Data provided =>

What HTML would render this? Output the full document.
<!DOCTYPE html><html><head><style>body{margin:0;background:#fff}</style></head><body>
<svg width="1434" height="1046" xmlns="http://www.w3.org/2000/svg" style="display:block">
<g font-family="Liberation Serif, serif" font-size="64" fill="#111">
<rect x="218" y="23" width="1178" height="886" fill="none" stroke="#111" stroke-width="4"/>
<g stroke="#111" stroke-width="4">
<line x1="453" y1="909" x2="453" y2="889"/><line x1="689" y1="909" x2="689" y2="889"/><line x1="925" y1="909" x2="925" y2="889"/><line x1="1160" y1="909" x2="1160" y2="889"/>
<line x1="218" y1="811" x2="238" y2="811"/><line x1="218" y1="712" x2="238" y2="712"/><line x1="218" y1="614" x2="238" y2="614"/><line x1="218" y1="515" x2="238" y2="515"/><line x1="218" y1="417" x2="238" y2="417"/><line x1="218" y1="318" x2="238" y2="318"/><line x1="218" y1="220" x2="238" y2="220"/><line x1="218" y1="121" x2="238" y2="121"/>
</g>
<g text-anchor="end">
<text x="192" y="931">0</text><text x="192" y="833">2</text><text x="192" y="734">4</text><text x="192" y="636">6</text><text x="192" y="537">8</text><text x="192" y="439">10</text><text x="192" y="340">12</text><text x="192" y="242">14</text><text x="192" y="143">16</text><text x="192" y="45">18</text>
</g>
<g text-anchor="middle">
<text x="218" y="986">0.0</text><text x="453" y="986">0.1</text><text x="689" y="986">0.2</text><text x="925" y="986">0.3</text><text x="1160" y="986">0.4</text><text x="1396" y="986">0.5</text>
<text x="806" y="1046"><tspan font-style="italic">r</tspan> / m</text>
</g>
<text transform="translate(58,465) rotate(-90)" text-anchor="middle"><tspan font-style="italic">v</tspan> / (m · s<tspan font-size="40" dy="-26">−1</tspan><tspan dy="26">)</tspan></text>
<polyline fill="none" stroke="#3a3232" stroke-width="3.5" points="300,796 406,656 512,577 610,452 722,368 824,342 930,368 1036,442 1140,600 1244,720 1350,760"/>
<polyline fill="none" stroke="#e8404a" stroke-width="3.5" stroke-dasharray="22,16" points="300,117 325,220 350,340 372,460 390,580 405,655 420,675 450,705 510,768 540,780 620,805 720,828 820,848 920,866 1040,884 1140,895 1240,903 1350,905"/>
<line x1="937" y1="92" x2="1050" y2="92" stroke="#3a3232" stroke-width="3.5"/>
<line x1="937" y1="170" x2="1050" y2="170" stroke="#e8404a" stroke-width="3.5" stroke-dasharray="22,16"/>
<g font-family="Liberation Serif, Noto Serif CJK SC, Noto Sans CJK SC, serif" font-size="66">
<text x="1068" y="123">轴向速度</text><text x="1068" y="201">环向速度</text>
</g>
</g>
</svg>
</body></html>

---

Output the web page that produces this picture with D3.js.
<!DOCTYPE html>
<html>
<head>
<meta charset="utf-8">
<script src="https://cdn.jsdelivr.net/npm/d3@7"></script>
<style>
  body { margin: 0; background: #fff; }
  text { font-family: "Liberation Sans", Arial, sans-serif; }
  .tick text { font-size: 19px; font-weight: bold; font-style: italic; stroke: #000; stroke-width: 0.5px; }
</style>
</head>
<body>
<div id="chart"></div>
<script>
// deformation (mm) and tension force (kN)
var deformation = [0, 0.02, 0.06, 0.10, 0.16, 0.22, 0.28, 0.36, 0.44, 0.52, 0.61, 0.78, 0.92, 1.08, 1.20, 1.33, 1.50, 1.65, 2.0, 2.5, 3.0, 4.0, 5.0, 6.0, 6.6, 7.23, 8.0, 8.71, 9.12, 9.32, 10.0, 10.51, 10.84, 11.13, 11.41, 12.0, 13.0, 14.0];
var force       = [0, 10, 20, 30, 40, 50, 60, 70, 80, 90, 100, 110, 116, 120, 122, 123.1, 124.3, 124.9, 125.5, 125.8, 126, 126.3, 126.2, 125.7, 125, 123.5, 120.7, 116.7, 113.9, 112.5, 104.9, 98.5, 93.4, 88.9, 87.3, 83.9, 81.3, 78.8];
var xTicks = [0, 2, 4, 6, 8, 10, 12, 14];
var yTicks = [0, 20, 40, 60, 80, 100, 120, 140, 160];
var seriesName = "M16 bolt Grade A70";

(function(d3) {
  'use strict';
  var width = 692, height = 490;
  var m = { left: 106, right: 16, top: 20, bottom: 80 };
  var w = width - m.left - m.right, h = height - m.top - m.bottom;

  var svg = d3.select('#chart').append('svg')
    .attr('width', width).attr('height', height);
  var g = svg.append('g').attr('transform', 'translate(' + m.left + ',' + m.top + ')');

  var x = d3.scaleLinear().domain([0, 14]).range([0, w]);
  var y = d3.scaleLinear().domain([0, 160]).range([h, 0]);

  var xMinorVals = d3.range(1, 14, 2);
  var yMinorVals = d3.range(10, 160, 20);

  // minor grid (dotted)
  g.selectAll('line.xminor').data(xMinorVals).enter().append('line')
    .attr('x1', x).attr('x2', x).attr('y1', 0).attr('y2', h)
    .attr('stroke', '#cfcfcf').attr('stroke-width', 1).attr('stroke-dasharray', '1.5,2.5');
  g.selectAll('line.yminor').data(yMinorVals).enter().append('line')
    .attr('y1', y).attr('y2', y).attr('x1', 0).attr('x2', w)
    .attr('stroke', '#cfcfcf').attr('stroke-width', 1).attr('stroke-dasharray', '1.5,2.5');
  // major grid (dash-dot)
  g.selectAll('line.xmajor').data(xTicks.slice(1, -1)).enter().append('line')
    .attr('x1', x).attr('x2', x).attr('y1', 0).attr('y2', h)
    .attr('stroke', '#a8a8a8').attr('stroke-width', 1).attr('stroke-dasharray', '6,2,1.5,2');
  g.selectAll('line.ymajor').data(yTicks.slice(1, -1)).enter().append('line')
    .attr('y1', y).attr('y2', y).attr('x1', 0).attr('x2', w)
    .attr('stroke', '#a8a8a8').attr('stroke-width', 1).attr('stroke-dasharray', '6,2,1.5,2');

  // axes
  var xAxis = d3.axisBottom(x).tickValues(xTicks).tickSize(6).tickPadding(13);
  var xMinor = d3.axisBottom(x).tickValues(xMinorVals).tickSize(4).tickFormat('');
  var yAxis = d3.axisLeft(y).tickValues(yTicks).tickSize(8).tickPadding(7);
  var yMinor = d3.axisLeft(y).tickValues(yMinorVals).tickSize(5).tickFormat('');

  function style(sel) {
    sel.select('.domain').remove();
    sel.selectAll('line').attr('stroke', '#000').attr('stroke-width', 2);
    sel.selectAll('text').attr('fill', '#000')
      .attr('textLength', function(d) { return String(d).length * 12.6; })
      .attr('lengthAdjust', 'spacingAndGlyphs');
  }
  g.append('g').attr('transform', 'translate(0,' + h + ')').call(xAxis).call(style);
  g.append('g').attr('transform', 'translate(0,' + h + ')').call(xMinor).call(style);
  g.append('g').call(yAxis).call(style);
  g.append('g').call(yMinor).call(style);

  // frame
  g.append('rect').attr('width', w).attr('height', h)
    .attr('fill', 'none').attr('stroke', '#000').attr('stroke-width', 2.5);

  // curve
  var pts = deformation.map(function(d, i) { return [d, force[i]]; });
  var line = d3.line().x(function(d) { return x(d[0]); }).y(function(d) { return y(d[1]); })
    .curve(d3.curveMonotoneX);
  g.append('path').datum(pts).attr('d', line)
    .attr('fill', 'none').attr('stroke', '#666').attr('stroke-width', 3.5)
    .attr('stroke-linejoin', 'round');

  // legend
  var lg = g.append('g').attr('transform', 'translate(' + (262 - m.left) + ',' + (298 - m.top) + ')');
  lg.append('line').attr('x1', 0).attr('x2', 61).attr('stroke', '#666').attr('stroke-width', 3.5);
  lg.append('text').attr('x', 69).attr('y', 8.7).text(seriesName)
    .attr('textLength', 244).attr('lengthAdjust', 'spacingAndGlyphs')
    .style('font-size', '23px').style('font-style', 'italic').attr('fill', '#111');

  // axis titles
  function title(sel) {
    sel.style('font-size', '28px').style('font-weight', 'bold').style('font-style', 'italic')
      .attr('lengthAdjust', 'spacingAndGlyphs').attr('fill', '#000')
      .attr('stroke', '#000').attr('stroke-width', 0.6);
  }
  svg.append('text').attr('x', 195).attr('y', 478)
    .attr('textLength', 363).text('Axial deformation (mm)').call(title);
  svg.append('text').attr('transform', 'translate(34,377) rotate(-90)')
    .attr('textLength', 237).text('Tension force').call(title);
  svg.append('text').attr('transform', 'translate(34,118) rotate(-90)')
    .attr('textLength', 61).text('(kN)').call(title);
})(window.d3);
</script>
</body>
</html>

* * *

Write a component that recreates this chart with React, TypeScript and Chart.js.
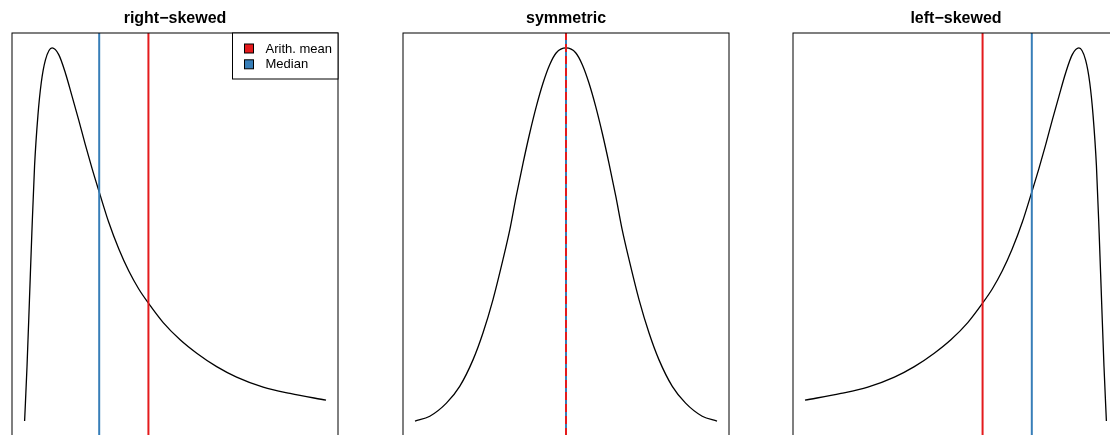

Problem statement => Copy out only the lines above from the one with "Output the web" to the one with "var yMinorVals = d3.range(10, 160, 20);", inclusive, exactly as they stand.

Written response =>
Output the web page that produces this picture with D3.js.
<!DOCTYPE html>
<html>
<head>
<meta charset="utf-8">
<script src="https://cdn.jsdelivr.net/npm/d3@7"></script>
<style>
  body { margin: 0; background: #fff; }
  text { font-family: "Liberation Sans", Arial, sans-serif; }
  .tick text { font-size: 19px; font-weight: bold; font-style: italic; stroke: #000; stroke-width: 0.5px; }
</style>
</head>
<body>
<div id="chart"></div>
<script>
// deformation (mm) and tension force (kN)
var deformation = [0, 0.02, 0.06, 0.10, 0.16, 0.22, 0.28, 0.36, 0.44, 0.52, 0.61, 0.78, 0.92, 1.08, 1.20, 1.33, 1.50, 1.65, 2.0, 2.5, 3.0, 4.0, 5.0, 6.0, 6.6, 7.23, 8.0, 8.71, 9.12, 9.32, 10.0, 10.51, 10.84, 11.13, 11.41, 12.0, 13.0, 14.0];
var force       = [0, 10, 20, 30, 40, 50, 60, 70, 80, 90, 100, 110, 116, 120, 122, 123.1, 124.3, 124.9, 125.5, 125.8, 126, 126.3, 126.2, 125.7, 125, 123.5, 120.7, 116.7, 113.9, 112.5, 104.9, 98.5, 93.4, 88.9, 87.3, 83.9, 81.3, 78.8];
var xTicks = [0, 2, 4, 6, 8, 10, 12, 14];
var yTicks = [0, 20, 40, 60, 80, 100, 120, 140, 160];
var seriesName = "M16 bolt Grade A70";

(function(d3) {
  'use strict';
  var width = 692, height = 490;
  var m = { left: 106, right: 16, top: 20, bottom: 80 };
  var w = width - m.left - m.right, h = height - m.top - m.bottom;

  var svg = d3.select('#chart').append('svg')
    .attr('width', width).attr('height', height);
  var g = svg.append('g').attr('transform', 'translate(' + m.left + ',' + m.top + ')');

  var x = d3.scaleLinear().domain([0, 14]).range([0, w]);
  var y = d3.scaleLinear().domain([0, 160]).range([h, 0]);

  var xMinorVals = d3.range(1, 14, 2);
  var yMinorVals = d3.range(10, 160, 20);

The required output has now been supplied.